I recently came across some weird animal facts. What really makes them interesting is that these details are even known. I mean, who took the time and trouble (and, in some cases, put undue stress on the animals) in order to discover that:

A homing pigeon won't find its way home if a magnet is attached to its neck.

An ant always falls over on its right side when intoxicated.

If a tiny amount of liquor is placed on a scorpion, it will sting itself to death.

A pig's orgasm lasts for 30 minutes.

Then there's the more mundane facts about animals:

Elephants are the only animals that can't jump.

A crocodile can't stick out its tongue.

Butterflies taste with their feet.

I have no idea if any of these are true. After all, I found them on the Internet -- not exactly a reliable source. If animals were able, what weird human facts do you think they'd list?


T.H.I.T. said...

I have this mental picture of a bunch of scientists high-fiving and hugging in victory after establishing conclusively that ants fall over tot he right when intoxicated, until one of them asks "So...How do we turn this into something useful?" :-)

Georgie said...

No doubt, if the tables were turned, I'm sure animals would have a lengthy list of things they could point to, as weird human facts.

And I wouldn't rule out "laughing out loud" at some of them -- which I often imagine animals doing anyway, when it comes to us humans. :-)

T.H.I.T. said...

I wonder what that list would look like.

"When a human falls on his @$$, the first thing he does is look to see if anyone saw him. Compound fractures are a secondary concern"

Raggedy Angst said...

"Humans think they're the smartest animals on the planet! Isn't that hysterical?!

T.H.I.T. said...

"Male humans are unable to put down a toilet seat. Female humans are unable to ignore this fact"

Lynn Sinclair said...

Treehugger, I saw the same sort of thing in my head. Some experiments are just not meant to be.
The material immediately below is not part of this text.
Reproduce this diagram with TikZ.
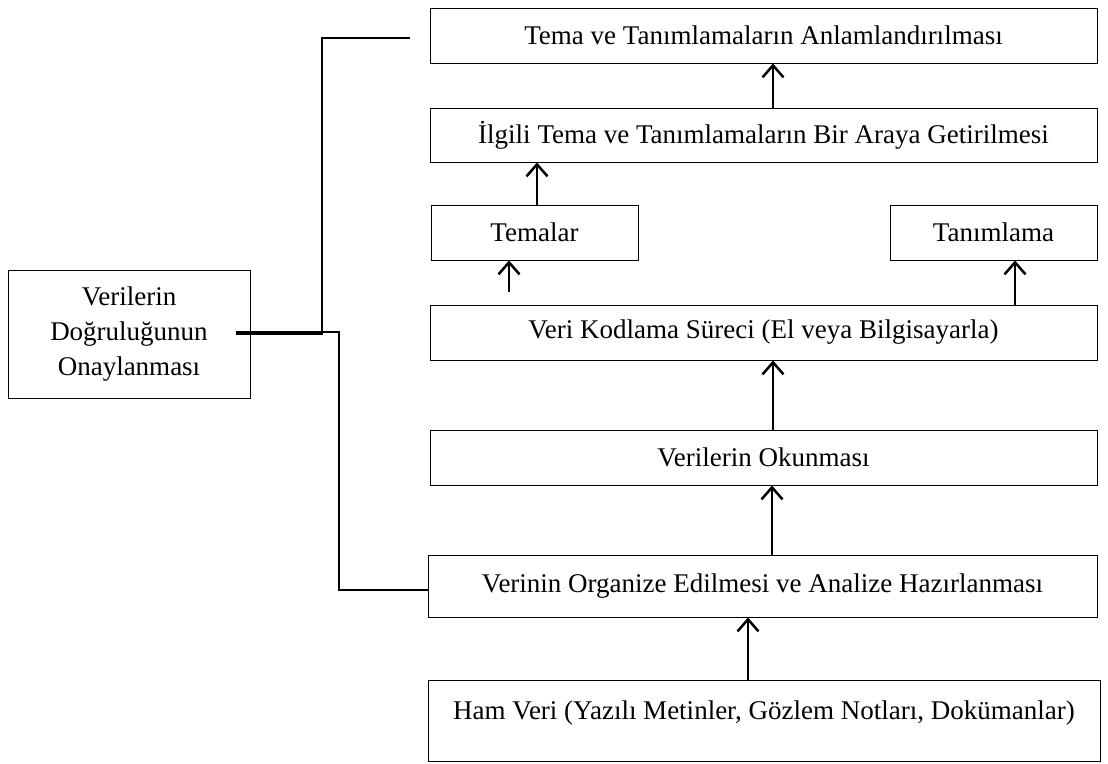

After yesterday's major (really major) snowstorm, I'll bet some critter was looking at me and thinking, "It's that crazy human again -- moving the snow around. Doesn't she realize it's just gonna come back again?"

Lynn Sinclair said...

Georgie, I started compiling a list that I thought animals might make regarding humans -- most of the items were rude, and all ended in "They're idiots".

Lynn Sinclair said...

Rags, I'll bet that's exactly what they're thinking. Oddly enough, believing we are the smartest is what makes us most vulnerable.

Georgie said...

T.H.I.T: According to my human husband:

"Male humans are expected to put the toilet seat down.... Even though, female humans *should* be expected to leave it up."


NuclearToast said...

I'm surprised that pig statistic doesn't include some bit of trivia on how long a pig can smile as well.

Lynn Sinclair said...

Lol, NT. Another bit of trivia I read is that pigs can't look up, but nothing about smiling.

petextra said...

What I want to know is that, even when intoxicated, how the hell do you fall over when you've got six legs?

Lynn Sinclair said...

Good point, Petextra. See, I told you the Internet was not a reliable source.